Though Hemingway popularized the mojito with a single backhanded compliment to his favorite Havana watering holes, declaring, “My mojito in La Bodeguita, my daiquiri in El Floridita,” the cocktail’s origin can be traced back to the sixteenth-century el Draque, a crude blend of lime, sugar, and aguardiente, invented by pirates on expedition with Sir Francis Drake. [Editor’s Note: Aguardiente is an anise-flavored, sugarcane-based liquor that roughly translates to “firewater.” Sounds like our kind of elixir.] Eventually, the aguardiente was replaced with smooth, light-bodied rums elaborated in the late 1800s and the Mojito was cast.

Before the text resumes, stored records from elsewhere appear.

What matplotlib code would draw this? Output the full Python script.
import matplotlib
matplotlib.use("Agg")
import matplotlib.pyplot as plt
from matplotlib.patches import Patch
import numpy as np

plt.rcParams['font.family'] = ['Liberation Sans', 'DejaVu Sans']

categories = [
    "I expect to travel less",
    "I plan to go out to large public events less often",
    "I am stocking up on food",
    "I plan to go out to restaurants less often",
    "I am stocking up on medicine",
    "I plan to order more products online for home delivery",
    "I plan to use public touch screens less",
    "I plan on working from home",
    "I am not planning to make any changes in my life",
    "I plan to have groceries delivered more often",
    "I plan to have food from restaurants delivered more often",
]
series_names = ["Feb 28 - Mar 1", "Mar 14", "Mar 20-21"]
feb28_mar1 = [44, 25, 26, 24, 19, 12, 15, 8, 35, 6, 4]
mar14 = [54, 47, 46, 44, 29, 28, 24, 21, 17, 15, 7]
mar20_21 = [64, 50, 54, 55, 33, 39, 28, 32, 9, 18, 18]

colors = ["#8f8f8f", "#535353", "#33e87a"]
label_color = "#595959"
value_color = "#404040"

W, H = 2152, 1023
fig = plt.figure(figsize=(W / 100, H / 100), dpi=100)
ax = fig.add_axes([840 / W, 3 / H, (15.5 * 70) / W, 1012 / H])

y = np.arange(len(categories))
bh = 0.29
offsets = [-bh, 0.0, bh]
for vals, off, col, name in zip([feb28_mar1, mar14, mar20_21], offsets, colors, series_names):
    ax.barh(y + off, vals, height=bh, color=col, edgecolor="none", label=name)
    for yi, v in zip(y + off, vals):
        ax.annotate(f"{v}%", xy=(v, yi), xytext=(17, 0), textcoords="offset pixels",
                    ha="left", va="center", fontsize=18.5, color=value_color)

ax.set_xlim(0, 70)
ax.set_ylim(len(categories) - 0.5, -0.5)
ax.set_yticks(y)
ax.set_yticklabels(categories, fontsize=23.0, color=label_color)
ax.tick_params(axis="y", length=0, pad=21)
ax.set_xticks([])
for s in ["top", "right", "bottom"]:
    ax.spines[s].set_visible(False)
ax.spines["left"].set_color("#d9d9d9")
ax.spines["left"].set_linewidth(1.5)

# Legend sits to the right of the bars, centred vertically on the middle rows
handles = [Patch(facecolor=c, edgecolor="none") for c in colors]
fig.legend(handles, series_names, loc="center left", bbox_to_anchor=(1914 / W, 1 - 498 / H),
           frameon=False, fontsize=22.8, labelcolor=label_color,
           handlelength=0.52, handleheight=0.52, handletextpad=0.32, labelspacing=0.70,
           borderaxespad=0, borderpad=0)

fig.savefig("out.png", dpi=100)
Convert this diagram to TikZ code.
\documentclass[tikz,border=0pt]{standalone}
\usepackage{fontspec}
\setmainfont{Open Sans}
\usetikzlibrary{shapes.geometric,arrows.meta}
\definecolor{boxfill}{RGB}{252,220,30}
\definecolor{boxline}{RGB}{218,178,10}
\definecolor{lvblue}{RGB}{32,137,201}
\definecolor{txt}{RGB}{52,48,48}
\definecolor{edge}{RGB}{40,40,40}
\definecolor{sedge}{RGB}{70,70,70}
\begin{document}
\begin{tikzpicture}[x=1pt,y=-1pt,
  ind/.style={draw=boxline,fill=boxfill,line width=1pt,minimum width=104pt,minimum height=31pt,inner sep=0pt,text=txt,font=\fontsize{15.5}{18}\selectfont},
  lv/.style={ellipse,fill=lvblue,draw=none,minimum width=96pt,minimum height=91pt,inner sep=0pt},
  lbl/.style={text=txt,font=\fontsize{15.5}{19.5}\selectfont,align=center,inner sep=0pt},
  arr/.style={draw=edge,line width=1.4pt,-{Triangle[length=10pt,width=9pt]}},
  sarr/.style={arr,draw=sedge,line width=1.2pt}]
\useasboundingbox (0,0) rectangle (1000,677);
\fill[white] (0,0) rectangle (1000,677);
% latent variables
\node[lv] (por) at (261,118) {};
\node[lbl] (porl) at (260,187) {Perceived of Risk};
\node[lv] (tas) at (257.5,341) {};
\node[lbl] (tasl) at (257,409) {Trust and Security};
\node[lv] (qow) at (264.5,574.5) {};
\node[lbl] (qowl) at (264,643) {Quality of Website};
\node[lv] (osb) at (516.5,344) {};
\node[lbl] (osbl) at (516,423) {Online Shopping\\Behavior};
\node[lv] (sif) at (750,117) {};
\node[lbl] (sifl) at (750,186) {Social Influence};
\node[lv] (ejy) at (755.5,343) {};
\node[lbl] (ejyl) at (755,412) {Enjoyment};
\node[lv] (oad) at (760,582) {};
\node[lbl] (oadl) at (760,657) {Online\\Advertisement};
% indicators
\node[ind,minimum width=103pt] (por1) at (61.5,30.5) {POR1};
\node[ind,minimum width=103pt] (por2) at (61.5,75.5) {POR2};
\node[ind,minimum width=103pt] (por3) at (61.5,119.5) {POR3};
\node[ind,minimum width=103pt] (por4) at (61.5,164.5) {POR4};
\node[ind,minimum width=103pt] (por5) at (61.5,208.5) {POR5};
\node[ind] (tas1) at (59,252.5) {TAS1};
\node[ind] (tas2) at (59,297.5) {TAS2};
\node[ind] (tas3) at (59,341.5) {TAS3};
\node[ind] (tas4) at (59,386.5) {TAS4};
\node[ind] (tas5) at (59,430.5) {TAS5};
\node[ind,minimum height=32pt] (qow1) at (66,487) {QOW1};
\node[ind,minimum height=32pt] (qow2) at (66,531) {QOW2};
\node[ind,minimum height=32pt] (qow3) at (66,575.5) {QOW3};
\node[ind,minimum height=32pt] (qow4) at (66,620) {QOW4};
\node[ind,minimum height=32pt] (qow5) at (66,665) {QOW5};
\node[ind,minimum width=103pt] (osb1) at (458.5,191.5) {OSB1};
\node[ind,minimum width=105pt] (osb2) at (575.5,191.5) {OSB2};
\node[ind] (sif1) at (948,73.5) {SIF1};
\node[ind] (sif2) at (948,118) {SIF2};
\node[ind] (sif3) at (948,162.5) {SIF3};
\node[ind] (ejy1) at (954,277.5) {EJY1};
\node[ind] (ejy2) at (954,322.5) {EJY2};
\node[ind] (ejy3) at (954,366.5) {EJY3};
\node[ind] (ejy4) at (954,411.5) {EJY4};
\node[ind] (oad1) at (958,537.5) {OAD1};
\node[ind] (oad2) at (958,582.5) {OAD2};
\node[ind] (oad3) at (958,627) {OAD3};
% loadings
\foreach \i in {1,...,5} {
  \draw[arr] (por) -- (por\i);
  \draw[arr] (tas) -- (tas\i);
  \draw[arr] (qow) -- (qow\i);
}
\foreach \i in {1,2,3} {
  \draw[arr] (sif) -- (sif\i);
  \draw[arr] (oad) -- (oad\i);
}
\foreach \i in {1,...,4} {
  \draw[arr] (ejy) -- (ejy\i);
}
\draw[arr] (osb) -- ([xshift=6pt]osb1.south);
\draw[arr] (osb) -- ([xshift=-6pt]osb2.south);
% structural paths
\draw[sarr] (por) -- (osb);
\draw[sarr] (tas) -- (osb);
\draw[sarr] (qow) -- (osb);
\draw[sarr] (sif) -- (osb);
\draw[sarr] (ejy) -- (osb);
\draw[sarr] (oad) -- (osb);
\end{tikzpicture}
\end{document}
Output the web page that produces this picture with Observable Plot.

This recipe comes from my uncle Guillermo Tremols who learned it from Deus, a bartender at Havana’s Miramar Yacht Club.–Ana Sofía Peláez
LC What’s In A Name? Note
In the very fine collection of Cuban recipes in which we happened upon this mojito recipe, the author casually mentions that the word “mojito” is roughly translated as “little spell.” While we couldn’t verify this rumor, we quite like the notion, almost as much as we like the namesake cocktail responsible for said “little spell.” One thing we realized while testing this mojito recipe, though, is that the “proper” proportions of ingredients required to cast this spell are a very personal thing. While we gravitate toward the proportions in the recipe below, if you don’t, just tweak with additional ingredients as you deem fit, sipping and stirring as you go.
- Quick Glance
- 5 M
- 5 M
- Serves 1
- 12 mint leaves with stems, preferably spearmint, plus more for garnish
- 1 ounce (2 tablespoons) fresh lime juice
- 1 1/2 tablespoons confectioners’ sugar* or granulated sugar, plus more to taste
- 2 1/2 ounces (5 tablespoons) white rum
- 2 to 3 ounces (1/4 to 1/3 cup) club soda
- 1 to 2 dashes Angostura bitters (optional)
- 1. Using a muddler or the end of a wooden spoon, muddle the mint, lime juice, and sugar in an 8-ounce glass until the mint is gently bruised.
- 2. Stir in the rum and add some ice. Top it off with club soda. Add Angostura bitters, if using. Garnish with a sprig of mint.
*Confectioners' Sugar Note
- Lest you think the only brilliance in this recipe is the taste, you’re wrong. This recipe cleverly calls for confectioners’ sugar rather than simple syrup or granulated sugar. Because it dissolves just as readily as simple syrup and far more so than granulated sugar, this means no more stirring like crazy and still having gritty granulated sugar at the bottom of your cocktail. It also means no more waiting to take a sip of your summer cocktail until you take the time to make and chill some simple syrup. Talk about casting a little spell. (If you don’t have confectioners’ sugar and it’s one of those days when happy hour cannot come soon enough, you can use granulated sugar. You’ll still feel the magic, we promise.)